Step 6: You will likely need to pay federal taxes on the amount of debt forgiven

The Appeal of Debt Settlement 💸

The appeal of debt settlement lies in its promise to reduce the amount of debt owed, potentially saving individuals thousands of dollars and offering a faster route out of debt without going through the stigma of bankruptcy. For those struggling under the weight of substantial debt, this can seem like an ideal solution.

The Risks and Downsides 📉

Scams and Fraudulent Companies

The debt settlement industry has its share of scams. Fraudulent companies might take your money without any intention of negotiating with your creditor, or will make promises they can’t keep, so it’s crucial to research and select companies that are reputable and have a track record of successfully helping clients. Here are some larger companies who we find have a relatively good reputation:

  1. Achieve
  2. National Debt Relief
  3. Accredited Debt Relief

Fees and Costs

Even legitimate debt settlement companies charge fees for their services, often a percentage of the debt being settled. These fees can add up, sometimes offsetting the savings gained from the settlement itself – something to watch out for.

Impact on Credit Scores

Debt settlement will likely have a significant negative impact on your credit score. The first hit to your credit is going delinquent, while settling a debt for less than the full amount owed does show up on your credit report for up to 7 years. Now, a settled debt isn’t treated as poorly as a bankruptcy, but some lenders may deny you for this.
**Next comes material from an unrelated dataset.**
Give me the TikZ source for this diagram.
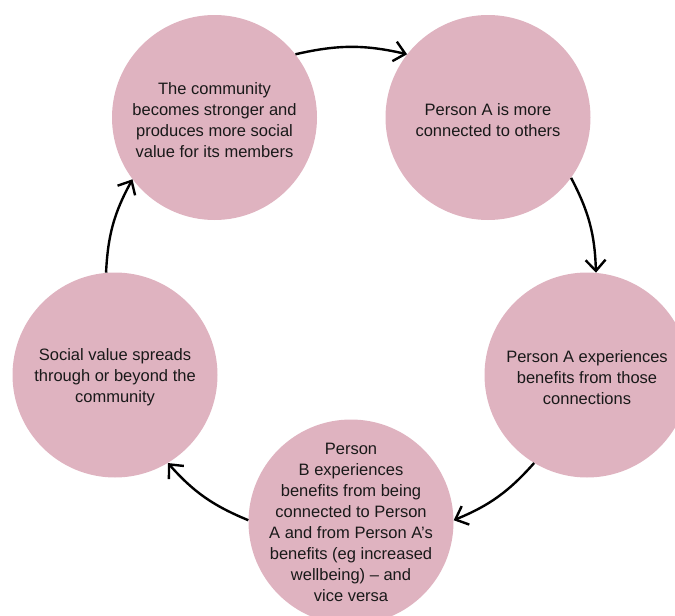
\documentclass[tikz,border=0pt]{standalone}
\usepackage{fontspec}
\setmainfont{Liberation Sans}
\usetikzlibrary{arrows.meta}
\definecolor{stagepink}{RGB}{223,179,192}
\tikzset{
  stage/.style={circle, fill=stagepink, minimum size=205pt, inner sep=0pt},
  stagetext/.style={align=center, inner sep=0pt, text=black!90, yshift=-2.5pt,
    font=\fontsize{16.5}{21}\selectfont},
  flow/.style={line width=2.4pt, -{Straight Barb[length=11pt,width=20pt,line width=2.4pt]}}
}

\begin{document}
\begin{tikzpicture}[x=1pt,y=-1pt]
    \useasboundingbox (0,0) rectangle (675,616);
    \clip (0,0) rectangle (675,616);
    % the five stages
    \node[stage] (tl) at (214.5,117.5) {};
    \node[stage] (tr) at (488,117.5) {};
    \node[stage] (rt) at (587,375) {};
    \node[stage] (bt) at (351,522) {};
    \node[stage] (lf) at (115,375) {};
    \node[stagetext] (tltext) at (tl) {The community\\becomes stronger and\\produces more social\\value for its members};
    \node[stagetext] (trtext) at (tr) {Person A is more\\connected to others};
    \node[stagetext] (rttext) at (rt) {Person A experiences\\benefits from those\\connections};
    \node[stagetext, yshift=2pt] (bttext) at (bt) {Person\\B experiences\\benefits from being\\connected to Person\\A and from Person A’s\\benefits (eg increased\\wellbeing) \textendash{} and\\vice versa};
    \node[stagetext] (lftext) at (lf) {Social value spreads\\through or beyond the\\community};
    % the cycle
    \draw[flow] (tl.38) to[bend left=13] (tr.142);
    \draw[flow] (tr.-36) to[bend left=13] (rt.85);
    \draw[flow] (rt.-121) to[bend left=13] (bt.1);
    \draw[flow] (bt.179) to[bend left=13] (lf.-59);
    \draw[flow] (lf.95) to[bend left=13] (tl.-143);
  \end{tikzpicture}
\end{document}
You may think that going with debt settlement will get your creditors to stop calling you to collect, but this isn’t necessarily the case! They may still chase you, regardless of whether you start working with a debt settlement company.

Tax Implications

The IRS may consider any forgiven debt as taxable income. This means you could owe taxes on the amount of debt that was forgiven, adding an additional cost to the settlement process. With bankruptcy on the other hand, debt forgiven is tax-free.

So, Is It a Scam? 🤔

While not all debt settlement companies are scams, the industry does contain elements that individuals should be wary of. The key is to approach debt settlement with a critical eye:

  • Research: Look for companies with positive reviews, accreditations (like from the American Fair Credit Council), and a history of success.
  • Transparency: Reputable companies will be clear about their fees, processes, and potential impacts on your credit.
  • Consider Alternatives: Before committing to debt settlement, make sure you explore your options such as debt consolidation, credit counseling, or even bankruptcy, depending on your situation.

Is It Right For Me? 🧠

Debt settlement can be a legitimate option for those facing insurmountable debt. Here are the situations in which debt settlement may be the correct option, and things to keep in mind:

  1. Can’t Handle Your Payments: If you have so much debt that you cannot afford to make your payments, you should consider either refinance or debt settlement.
  2. Credit Isn’t Great: We first suggest going the route of refinancing your debt (i.e. getting a new loan with easier payment terms and paying off your existing debt). However, if your credit isn’t good enough to refinance  and you are having trouble getting approved, debt settlement may be the next step.
  3. Still Need Access to Credit: Debt management programs/credit counseling will require you to close all of your credit cards and only rely on debit. While we recommend doing this regardless of whether it’s required, you may still need access to a line of credit and go with debt settlement instead.
  4. Should I do Bankruptcy? Bankruptcy will put a pause on all your collector calls and will remove the obligation to pay, at least in the meantime. However, there are public records attached and it will stay on your credit score - most lenders will not approve you for at least 3 years after the bankruptcy. The same can be said for debt settlement, however, so it may be the public stigma that drives you to want to negotiate things privately.

The Bottom Line.

Debt settlement presents a tempting promise to reduce debt quickly, but it's essential to approach it with caution. Remember, the goal is not just to reduce debt in the short term, but to build a foundation for long-term financial health and stability.